Au moins quatre versions de ce diadème de perles et diamants existent
La première, sans doute créée par le même joaillier allemand, a appartenu à la princesse Amélie d’Oldenbourg (1818-1875) épouse du prince Otto de Bavière qui deviendra le premier roi de Grèce. Le couple étant mort sans enfants, leurs biens, y compris leurs bijoux, sont transmis à leurs neveux. Le diadème de perles et de diamants sera ainsi porté par plusieurs générations de reines de Bavière. La dernière à s’en parer dans les années 1930 sera la princesse Antonia de Luxembourg, seconde épouse du prince héritier de Bavière, Ruprecht.
Une deuxième version, ayant appartenu au XIXe siècle aux princes Youssoupov, a disparu dans les secousses de la Révolution russe. Une troisième, plus petite, fut la propriété de la princesse Marie Immaculée de Bourbon-Siciles, princesse Georges de Saxe.
Une quatrième fut créée en 1913, à la demande de la reine Mary de Grande-Bretagne.

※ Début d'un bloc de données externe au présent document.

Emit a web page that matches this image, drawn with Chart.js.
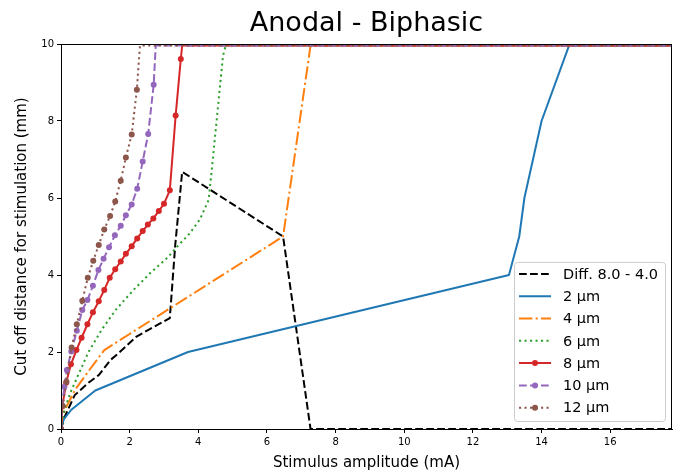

Ce bijou appartient aujourd’hui à la reine Élisabeth II. Il a été porté par la princesse Diana et aujourd’hui par Catherine, duchesse de Cambridge.
Le diadème original a-t-il passé 70 ans en Inde?
Ce jeu des diadèmes musicaux se complique encore avec un portrait, sans doute pris à la fin des années 1930, de la maharani Mehtab Kaur de Patiala (1922-2017). Vêtue d’un sari on ne peut plus traditionnel, elle porte dans sa chevelure un diadème de perles poire et de diamants qui est la copie conforme de celui de la duchesse de Cambridge.
En comparant attentivement ce portrait et celui de la princesse de Waldburg-Zeil, prise récemment à Tegernsee, force est de constater que les deux bijoux sont très semblables. Et après tout… Peut-être n’en font-ils qu’un.
Le diadème bavarois et celui de la reine Mary n’ont pas quitté leurs familles respectives. Le diadème Youssoupov n’existe plus. Le diadème de la princesse de Saxe est beaucoup plus petit. Entre la vente par la princesse héritière de Montenegro dans les années 1920 et sa réapparition chez Christie’s en 1988, le diadème de la première duchesse de Cambridge a disparu pendant près de soixante-dix ans. Peut-être a-t-il tout simplement passé ces décennies dans le trésor des maharadjahs de Patiala.